**What needs to be done**
Among the lines of the listing below, retype exactly those from the one containing "Output the Python" through the one containing "label='Actuarial Value of", both included. Do not include pictures.

Plotting code records
════
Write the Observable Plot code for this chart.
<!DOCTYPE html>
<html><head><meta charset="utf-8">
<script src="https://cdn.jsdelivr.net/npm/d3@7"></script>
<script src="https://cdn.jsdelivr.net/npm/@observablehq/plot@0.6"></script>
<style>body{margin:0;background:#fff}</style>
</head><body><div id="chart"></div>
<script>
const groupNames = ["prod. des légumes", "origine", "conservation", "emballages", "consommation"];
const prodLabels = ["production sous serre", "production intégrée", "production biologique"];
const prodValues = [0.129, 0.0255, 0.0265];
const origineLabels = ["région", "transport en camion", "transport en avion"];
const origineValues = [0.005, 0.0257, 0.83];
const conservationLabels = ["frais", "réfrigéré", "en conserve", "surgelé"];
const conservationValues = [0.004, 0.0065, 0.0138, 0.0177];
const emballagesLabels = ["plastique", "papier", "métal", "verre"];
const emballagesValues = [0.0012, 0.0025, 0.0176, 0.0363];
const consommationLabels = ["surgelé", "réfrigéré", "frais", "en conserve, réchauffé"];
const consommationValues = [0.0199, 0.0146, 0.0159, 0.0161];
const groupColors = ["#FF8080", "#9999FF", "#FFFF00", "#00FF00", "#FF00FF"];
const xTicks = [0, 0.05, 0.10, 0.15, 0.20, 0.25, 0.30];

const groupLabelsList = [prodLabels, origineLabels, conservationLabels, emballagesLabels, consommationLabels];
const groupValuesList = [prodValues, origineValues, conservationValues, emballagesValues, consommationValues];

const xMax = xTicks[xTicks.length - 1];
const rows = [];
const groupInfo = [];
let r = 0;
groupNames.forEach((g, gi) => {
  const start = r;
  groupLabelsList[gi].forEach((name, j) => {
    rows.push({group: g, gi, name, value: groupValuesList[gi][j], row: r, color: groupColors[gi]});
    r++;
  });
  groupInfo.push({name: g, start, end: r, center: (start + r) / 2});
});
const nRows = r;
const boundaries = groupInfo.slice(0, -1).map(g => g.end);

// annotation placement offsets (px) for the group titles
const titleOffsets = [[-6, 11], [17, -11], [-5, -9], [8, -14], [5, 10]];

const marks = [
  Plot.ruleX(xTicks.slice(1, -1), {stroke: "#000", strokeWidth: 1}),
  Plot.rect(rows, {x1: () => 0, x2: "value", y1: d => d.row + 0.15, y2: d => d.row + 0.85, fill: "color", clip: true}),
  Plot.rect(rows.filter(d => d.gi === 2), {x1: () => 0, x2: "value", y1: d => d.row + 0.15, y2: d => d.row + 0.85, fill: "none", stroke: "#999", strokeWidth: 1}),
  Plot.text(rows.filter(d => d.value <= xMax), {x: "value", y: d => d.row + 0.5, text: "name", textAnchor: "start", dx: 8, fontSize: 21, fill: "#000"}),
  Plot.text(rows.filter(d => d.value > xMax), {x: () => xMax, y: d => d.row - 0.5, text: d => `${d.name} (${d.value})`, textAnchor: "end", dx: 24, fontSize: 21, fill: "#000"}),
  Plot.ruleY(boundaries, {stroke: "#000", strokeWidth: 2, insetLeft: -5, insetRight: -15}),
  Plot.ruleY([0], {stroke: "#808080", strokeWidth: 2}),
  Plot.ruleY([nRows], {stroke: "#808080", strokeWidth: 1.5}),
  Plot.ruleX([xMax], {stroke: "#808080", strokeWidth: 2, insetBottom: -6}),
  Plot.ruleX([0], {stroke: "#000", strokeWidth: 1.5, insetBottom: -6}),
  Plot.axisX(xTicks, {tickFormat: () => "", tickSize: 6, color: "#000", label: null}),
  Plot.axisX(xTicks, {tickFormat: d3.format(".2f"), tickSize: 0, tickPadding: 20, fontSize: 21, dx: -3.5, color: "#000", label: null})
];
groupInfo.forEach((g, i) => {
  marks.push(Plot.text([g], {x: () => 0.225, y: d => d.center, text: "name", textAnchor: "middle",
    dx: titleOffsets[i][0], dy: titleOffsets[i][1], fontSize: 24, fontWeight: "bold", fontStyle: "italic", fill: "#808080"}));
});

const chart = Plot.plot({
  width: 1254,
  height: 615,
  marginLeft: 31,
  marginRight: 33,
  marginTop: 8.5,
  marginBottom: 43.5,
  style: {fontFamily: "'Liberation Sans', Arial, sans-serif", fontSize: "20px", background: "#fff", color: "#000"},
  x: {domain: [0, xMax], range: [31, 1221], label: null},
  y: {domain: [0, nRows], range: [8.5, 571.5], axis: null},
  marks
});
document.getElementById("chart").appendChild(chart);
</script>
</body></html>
════
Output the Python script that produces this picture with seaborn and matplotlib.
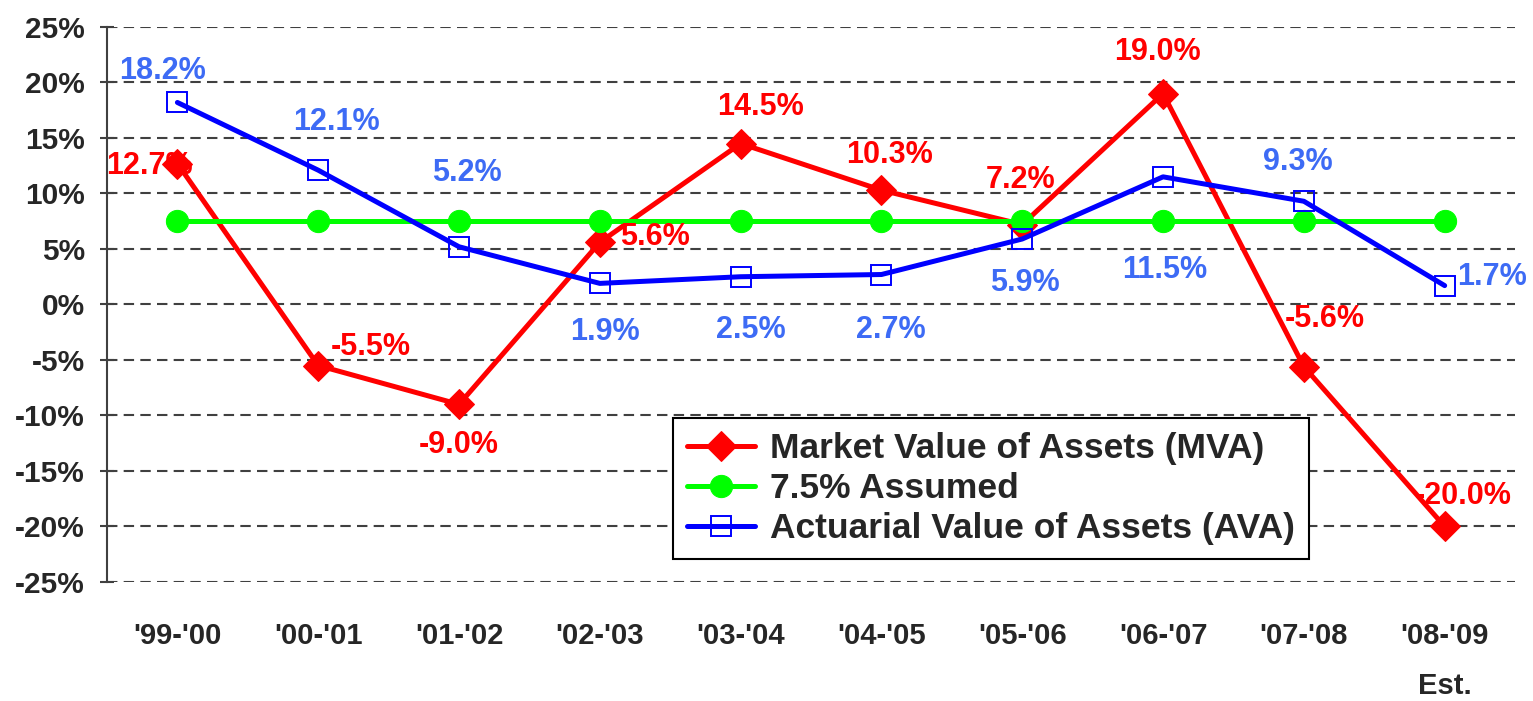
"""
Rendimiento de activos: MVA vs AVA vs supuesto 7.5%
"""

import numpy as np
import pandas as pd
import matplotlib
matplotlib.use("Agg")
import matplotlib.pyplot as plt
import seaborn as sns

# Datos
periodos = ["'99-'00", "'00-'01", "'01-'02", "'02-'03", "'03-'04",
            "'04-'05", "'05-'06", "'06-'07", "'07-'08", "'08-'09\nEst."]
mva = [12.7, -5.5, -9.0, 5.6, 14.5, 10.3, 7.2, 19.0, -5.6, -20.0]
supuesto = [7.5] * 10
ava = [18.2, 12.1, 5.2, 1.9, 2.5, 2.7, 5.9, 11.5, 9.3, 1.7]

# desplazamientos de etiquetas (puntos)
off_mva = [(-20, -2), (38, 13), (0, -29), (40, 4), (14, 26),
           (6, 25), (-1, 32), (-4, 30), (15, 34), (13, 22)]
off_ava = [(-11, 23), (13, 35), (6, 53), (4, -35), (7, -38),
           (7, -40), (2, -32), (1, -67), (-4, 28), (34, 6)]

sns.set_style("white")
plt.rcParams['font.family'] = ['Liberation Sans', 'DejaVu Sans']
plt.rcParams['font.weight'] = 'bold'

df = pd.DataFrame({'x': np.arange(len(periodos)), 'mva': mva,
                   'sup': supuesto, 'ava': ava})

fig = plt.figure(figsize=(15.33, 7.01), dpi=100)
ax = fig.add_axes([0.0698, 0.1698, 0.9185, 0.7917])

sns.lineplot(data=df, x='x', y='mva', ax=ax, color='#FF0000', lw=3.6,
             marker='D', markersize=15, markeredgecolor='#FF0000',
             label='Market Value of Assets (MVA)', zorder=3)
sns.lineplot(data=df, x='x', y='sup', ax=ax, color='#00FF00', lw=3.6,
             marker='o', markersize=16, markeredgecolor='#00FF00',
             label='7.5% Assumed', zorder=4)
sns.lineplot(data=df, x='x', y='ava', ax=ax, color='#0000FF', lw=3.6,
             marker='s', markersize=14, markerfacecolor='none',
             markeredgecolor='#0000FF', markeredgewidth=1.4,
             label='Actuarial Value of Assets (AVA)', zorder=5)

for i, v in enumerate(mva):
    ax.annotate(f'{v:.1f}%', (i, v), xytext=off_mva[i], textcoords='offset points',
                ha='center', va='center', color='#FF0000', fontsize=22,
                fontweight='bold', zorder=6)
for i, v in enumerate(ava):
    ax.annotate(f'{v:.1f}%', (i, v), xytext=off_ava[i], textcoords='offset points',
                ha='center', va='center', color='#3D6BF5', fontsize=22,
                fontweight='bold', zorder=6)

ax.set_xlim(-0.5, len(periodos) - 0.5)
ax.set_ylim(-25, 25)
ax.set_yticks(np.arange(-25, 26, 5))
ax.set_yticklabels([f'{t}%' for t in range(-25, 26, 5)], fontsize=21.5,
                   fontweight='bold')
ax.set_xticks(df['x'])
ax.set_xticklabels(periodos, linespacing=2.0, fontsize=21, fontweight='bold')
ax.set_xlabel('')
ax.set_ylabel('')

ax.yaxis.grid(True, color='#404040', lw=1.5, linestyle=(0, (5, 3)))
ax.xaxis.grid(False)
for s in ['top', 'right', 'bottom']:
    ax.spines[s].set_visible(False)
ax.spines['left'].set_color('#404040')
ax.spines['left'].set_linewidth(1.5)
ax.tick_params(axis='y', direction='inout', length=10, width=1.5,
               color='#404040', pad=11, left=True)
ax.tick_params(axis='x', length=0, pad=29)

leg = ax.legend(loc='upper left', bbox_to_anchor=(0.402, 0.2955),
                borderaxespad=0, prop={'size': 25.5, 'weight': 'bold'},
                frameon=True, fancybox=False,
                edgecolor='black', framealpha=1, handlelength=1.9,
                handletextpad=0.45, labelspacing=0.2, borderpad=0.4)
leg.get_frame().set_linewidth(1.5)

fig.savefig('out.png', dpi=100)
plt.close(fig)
════
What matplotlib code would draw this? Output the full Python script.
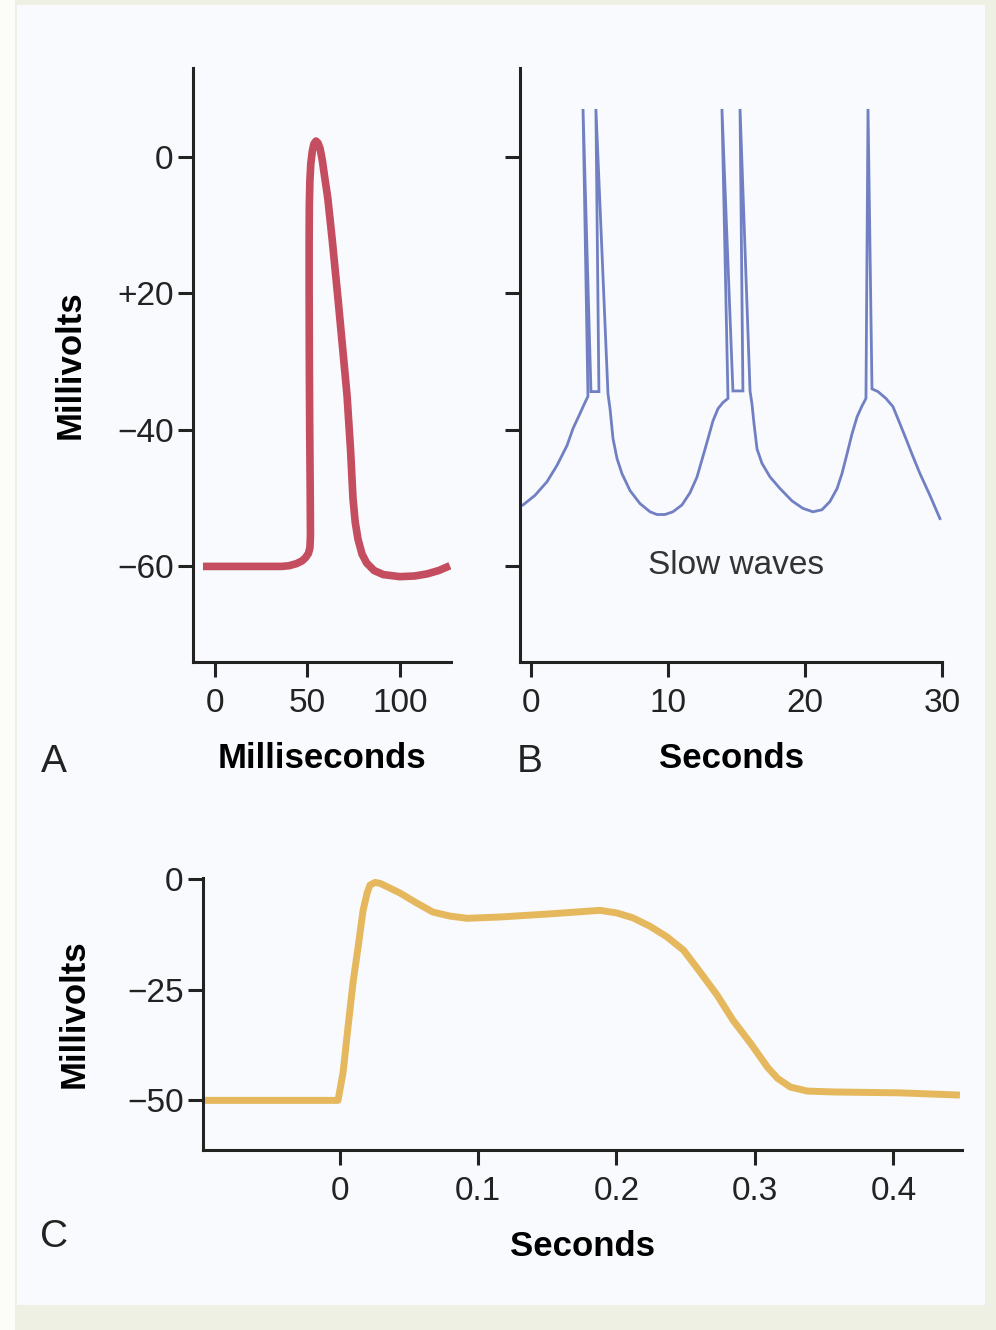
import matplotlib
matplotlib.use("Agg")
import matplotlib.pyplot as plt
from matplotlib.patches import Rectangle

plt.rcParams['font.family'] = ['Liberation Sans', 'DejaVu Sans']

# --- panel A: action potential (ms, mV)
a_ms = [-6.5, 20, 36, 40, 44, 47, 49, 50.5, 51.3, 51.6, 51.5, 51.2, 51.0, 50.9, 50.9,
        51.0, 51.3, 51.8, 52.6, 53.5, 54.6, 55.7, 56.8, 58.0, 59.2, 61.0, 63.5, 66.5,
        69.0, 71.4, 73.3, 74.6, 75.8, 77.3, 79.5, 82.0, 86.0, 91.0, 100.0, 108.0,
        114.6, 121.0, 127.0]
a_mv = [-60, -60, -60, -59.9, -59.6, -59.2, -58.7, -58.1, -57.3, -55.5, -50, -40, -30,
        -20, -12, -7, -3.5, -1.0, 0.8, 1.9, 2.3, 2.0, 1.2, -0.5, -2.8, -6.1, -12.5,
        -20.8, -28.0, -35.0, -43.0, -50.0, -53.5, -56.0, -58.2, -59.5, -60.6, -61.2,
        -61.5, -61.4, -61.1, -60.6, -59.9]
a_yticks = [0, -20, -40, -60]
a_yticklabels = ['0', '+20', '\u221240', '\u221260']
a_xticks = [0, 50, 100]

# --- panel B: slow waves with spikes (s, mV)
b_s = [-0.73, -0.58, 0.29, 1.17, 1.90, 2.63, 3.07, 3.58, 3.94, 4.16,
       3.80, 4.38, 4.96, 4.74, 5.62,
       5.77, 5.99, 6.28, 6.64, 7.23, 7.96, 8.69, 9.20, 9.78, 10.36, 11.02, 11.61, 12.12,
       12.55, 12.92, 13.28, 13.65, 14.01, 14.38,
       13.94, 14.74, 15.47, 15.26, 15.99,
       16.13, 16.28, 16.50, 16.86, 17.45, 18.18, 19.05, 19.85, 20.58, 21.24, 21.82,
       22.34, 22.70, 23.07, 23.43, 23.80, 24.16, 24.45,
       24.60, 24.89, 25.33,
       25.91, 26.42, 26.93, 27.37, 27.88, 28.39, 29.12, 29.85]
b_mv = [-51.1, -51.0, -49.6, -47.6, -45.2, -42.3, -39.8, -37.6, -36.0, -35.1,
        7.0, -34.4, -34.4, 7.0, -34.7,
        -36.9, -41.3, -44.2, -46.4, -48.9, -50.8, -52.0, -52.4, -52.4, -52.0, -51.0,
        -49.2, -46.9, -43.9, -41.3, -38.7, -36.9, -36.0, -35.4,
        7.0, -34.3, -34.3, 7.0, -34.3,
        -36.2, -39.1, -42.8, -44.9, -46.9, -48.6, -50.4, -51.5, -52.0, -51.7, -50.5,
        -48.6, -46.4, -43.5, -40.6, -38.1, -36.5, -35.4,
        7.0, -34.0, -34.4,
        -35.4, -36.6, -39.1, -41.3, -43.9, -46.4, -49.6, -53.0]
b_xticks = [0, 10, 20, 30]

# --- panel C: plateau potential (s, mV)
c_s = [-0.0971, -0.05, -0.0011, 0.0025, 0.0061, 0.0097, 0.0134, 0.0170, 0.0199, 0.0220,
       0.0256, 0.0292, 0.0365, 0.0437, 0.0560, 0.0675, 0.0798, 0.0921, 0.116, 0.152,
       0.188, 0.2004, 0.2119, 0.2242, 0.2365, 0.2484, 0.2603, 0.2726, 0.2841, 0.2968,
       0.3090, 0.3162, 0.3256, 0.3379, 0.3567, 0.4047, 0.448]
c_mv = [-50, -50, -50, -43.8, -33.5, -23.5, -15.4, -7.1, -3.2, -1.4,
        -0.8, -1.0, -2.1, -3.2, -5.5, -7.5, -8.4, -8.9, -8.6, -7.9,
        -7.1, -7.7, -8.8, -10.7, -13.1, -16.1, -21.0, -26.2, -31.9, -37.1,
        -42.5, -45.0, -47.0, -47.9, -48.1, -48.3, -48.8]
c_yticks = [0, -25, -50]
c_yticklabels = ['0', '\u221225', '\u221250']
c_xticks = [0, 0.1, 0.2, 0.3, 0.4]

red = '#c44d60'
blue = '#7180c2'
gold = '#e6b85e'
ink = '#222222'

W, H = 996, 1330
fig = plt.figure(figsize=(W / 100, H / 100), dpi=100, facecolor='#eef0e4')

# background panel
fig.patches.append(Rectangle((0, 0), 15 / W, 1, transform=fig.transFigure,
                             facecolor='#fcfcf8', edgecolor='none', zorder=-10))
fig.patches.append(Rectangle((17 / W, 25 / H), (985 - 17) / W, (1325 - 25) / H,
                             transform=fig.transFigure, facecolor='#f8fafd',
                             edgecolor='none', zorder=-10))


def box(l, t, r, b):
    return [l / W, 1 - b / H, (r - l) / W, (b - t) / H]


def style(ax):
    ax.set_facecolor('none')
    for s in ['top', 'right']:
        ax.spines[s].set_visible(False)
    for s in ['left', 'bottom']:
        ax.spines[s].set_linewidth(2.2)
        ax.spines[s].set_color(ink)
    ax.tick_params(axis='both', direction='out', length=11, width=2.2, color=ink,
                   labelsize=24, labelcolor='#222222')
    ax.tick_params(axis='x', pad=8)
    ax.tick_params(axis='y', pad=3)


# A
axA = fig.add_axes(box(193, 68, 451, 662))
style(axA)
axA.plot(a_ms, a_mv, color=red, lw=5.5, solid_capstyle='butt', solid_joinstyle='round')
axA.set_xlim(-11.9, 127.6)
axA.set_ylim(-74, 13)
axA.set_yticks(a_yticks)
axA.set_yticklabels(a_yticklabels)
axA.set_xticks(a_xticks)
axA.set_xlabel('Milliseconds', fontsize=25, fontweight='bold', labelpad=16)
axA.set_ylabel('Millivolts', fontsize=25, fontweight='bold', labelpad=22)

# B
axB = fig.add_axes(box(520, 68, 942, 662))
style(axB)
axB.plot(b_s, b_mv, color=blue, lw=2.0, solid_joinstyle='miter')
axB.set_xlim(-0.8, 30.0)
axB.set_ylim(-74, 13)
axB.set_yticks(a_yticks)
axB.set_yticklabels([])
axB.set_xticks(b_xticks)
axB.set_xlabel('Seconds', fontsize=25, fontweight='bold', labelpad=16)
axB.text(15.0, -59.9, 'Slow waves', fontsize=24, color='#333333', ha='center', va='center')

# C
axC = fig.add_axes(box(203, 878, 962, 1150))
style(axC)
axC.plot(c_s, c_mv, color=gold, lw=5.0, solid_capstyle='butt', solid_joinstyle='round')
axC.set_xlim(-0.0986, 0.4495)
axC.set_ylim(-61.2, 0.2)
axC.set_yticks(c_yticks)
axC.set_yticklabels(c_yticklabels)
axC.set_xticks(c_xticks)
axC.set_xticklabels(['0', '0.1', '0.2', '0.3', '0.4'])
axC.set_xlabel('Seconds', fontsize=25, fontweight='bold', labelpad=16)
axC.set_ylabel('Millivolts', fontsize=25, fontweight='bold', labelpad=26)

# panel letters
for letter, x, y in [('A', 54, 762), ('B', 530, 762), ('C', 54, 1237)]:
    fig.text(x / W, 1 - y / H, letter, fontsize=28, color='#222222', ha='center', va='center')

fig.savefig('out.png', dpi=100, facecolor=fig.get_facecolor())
════
**Finished task**
Output the Python script that produces this picture with seaborn and matplotlib.
"""
Rendimiento de activos: MVA vs AVA vs supuesto 7.5%
"""

import numpy as np
import pandas as pd
import matplotlib
matplotlib.use("Agg")
import matplotlib.pyplot as plt
import seaborn as sns

# Datos
periodos = ["'99-'00", "'00-'01", "'01-'02", "'02-'03", "'03-'04",
            "'04-'05", "'05-'06", "'06-'07", "'07-'08", "'08-'09\nEst."]
mva = [12.7, -5.5, -9.0, 5.6, 14.5, 10.3, 7.2, 19.0, -5.6, -20.0]
supuesto = [7.5] * 10
ava = [18.2, 12.1, 5.2, 1.9, 2.5, 2.7, 5.9, 11.5, 9.3, 1.7]

# desplazamientos de etiquetas (puntos)
off_mva = [(-20, -2), (38, 13), (0, -29), (40, 4), (14, 26),
           (6, 25), (-1, 32), (-4, 30), (15, 34), (13, 22)]
off_ava = [(-11, 23), (13, 35), (6, 53), (4, -35), (7, -38),
           (7, -40), (2, -32), (1, -67), (-4, 28), (34, 6)]

sns.set_style("white")
plt.rcParams['font.family'] = ['Liberation Sans', 'DejaVu Sans']
plt.rcParams['font.weight'] = 'bold'

df = pd.DataFrame({'x': np.arange(len(periodos)), 'mva': mva,
                   'sup': supuesto, 'ava': ava})

fig = plt.figure(figsize=(15.33, 7.01), dpi=100)
ax = fig.add_axes([0.0698, 0.1698, 0.9185, 0.7917])

sns.lineplot(data=df, x='x', y='mva', ax=ax, color='#FF0000', lw=3.6,
             marker='D', markersize=15, markeredgecolor='#FF0000',
             label='Market Value of Assets (MVA)', zorder=3)
sns.lineplot(data=df, x='x', y='sup', ax=ax, color='#00FF00', lw=3.6,
             marker='o', markersize=16, markeredgecolor='#00FF00',
             label='7.5% Assumed', zorder=4)
sns.lineplot(data=df, x='x', y='ava', ax=ax, color='#0000FF', lw=3.6,
             marker='s', markersize=14, markerfacecolor='none',
             markeredgecolor='#0000FF', markeredgewidth=1.4,
             label='Actuarial Value of Assets (AVA)', zorder=5)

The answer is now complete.